Discover the spectacular treasures of this 2,500km trail through Giles Norman’s lens, from intimate coastal inlets to towering cliffs and windswept beaches, and explore the endless beauty that the Wild Atlantic Way has to offer.
The Metal Mountain, by John Healy. Etruscan Books. £14.95
London is a city of ruins and rubble: in fighting against a police state Britain has become almost a police state itself. Rationing is still in place, the black market is thriving, medical shortages have resulted in antibiotics being watered down. Though Britain was possessed of great decency there was a limit to what it might be expected to bear after suffering six years of war. The barbarities of war had changed peoples' attitudes; nobody thought of foreigners in terms of human beings.
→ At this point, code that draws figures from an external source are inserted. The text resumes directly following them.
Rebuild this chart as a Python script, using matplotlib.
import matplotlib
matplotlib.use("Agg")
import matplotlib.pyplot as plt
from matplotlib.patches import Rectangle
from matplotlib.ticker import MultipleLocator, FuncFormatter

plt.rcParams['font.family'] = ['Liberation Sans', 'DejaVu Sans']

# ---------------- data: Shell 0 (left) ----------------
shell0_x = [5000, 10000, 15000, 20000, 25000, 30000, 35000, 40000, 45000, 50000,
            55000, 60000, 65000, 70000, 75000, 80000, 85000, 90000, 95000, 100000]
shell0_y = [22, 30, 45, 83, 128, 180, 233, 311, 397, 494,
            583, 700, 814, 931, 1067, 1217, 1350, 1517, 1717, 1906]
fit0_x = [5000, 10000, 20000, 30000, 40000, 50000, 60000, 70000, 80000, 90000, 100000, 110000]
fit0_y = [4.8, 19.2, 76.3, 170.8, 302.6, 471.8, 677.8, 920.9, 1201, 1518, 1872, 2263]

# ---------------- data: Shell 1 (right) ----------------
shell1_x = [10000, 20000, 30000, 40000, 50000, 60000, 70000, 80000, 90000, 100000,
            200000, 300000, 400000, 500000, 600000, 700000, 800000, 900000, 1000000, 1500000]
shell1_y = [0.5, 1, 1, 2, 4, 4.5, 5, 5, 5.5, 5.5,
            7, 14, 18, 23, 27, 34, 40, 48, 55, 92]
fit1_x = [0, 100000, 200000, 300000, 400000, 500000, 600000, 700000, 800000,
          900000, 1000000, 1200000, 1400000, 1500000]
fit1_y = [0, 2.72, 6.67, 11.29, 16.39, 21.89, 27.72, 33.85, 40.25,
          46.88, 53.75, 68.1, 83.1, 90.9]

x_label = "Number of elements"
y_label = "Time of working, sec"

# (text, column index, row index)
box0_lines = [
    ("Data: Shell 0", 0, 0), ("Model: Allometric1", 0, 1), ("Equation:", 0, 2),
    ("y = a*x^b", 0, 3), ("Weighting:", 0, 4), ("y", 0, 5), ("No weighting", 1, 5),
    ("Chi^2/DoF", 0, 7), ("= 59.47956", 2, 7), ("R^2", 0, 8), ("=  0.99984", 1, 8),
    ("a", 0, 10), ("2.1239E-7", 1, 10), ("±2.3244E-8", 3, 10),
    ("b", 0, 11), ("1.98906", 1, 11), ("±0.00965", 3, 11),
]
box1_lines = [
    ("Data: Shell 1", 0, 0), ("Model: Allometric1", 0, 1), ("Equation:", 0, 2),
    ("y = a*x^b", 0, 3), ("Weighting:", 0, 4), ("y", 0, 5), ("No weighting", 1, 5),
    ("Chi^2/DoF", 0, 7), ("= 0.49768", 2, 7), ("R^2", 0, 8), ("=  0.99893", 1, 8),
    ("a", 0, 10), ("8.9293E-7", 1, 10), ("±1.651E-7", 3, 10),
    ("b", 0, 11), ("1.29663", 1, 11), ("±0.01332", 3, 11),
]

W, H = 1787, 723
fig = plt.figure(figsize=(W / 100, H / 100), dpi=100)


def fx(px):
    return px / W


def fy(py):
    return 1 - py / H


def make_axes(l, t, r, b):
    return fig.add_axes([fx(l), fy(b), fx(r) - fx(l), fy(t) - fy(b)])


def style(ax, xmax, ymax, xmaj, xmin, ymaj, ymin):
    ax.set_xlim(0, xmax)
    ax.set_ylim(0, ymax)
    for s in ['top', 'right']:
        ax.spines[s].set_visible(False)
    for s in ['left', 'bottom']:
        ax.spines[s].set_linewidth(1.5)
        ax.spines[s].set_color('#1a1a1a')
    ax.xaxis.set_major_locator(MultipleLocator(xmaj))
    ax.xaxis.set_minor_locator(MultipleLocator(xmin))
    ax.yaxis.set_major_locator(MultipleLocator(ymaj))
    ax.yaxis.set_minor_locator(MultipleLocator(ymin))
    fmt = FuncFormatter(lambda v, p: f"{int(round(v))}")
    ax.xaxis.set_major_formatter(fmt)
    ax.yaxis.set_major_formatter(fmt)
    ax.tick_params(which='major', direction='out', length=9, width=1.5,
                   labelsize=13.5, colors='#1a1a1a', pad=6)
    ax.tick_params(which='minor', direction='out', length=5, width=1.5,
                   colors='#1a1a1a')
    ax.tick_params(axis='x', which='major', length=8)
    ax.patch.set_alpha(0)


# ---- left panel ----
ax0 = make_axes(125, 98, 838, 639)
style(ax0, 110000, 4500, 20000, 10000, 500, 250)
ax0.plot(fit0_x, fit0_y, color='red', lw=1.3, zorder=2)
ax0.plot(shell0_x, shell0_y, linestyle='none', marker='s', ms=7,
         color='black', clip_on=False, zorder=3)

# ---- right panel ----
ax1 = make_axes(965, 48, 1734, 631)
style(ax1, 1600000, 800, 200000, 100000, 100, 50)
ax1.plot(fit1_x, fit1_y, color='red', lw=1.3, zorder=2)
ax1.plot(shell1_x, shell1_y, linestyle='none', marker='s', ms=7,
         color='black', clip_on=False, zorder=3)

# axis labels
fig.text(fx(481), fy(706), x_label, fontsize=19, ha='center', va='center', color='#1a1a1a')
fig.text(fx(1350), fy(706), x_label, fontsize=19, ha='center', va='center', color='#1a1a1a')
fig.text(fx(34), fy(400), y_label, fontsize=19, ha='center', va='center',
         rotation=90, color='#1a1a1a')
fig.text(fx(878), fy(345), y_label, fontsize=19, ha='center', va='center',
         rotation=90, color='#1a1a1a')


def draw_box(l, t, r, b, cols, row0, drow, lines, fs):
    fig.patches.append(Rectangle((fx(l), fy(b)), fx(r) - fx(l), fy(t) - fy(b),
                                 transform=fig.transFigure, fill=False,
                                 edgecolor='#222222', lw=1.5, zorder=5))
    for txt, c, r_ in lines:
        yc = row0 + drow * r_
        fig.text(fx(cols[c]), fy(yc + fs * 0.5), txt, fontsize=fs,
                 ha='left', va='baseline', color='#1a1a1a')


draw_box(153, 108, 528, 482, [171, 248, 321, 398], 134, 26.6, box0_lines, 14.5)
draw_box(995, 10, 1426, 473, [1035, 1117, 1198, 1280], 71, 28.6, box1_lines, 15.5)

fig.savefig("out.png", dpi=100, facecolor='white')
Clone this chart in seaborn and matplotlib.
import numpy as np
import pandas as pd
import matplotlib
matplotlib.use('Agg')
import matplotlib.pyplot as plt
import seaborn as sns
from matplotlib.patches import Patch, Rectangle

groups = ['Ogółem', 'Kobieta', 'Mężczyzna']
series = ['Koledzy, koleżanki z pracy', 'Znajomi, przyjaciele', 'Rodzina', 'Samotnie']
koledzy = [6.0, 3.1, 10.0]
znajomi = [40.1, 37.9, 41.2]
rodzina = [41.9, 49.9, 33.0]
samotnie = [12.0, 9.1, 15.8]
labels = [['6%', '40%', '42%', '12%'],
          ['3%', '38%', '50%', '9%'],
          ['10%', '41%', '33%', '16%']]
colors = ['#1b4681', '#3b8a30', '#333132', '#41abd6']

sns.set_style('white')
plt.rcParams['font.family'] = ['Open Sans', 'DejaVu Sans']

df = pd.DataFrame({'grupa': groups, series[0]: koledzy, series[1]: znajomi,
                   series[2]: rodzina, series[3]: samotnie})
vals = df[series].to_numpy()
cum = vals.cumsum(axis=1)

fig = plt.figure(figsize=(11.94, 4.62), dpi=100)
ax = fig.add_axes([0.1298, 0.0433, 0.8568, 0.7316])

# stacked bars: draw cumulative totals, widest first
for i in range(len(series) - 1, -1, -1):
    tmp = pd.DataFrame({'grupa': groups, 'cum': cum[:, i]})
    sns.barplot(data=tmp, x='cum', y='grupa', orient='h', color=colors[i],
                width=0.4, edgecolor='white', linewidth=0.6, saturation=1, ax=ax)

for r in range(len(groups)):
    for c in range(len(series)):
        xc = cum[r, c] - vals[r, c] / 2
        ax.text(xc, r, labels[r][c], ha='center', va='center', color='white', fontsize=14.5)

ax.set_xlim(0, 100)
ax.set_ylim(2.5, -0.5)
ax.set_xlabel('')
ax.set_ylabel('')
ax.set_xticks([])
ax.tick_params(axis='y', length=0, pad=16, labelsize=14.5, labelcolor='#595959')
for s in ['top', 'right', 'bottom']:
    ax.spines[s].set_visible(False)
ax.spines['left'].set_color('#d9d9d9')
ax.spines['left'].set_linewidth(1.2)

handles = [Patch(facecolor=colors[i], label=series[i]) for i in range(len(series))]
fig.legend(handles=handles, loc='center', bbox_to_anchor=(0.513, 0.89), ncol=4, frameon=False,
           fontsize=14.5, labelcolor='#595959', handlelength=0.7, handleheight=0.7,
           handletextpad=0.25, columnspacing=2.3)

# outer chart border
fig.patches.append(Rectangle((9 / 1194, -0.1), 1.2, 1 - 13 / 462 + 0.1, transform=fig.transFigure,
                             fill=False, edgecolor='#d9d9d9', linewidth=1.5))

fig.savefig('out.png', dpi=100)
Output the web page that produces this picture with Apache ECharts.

New arrival seventeen-year old Bridget Kelly dreams of a world where everyone is equal. She is courageous and determined and in terrible danger. Her young nephew Michael schemes and plots to win the metal mountain, a gothic edifice, a treacherous Hades, a fabulous kingdom of iron. Meanwhile, his young aunt has come under the scrutiny of the British secret police. Blackmail, betrayal and murder follow. A perverse grand tragedy with an edge of iron, The Metal Mountain is John Healy’s second novel, published 30 years after his award-winning autobiography The Grass Arena,
Reindeer Down! An Irish Christmas Tale, by Natasha Mac a’Bháird. O’Brien Press. £13.99
Santa’s sleigh is flying over Ireland, delivering presents to all the boys and girls. But then there’s a crash! Dancer hurts her leg and can’t pull the sleigh. What will Santa do?
Rory, the smallest reindeer, has a great idea. It’s full speed ahead to visit the deer in the Phoenix Park. Can they help Santa continue with his journey?
A heart-warming picture book adventure for Christmas, from children’s writer Natasha Mac a’Bháird.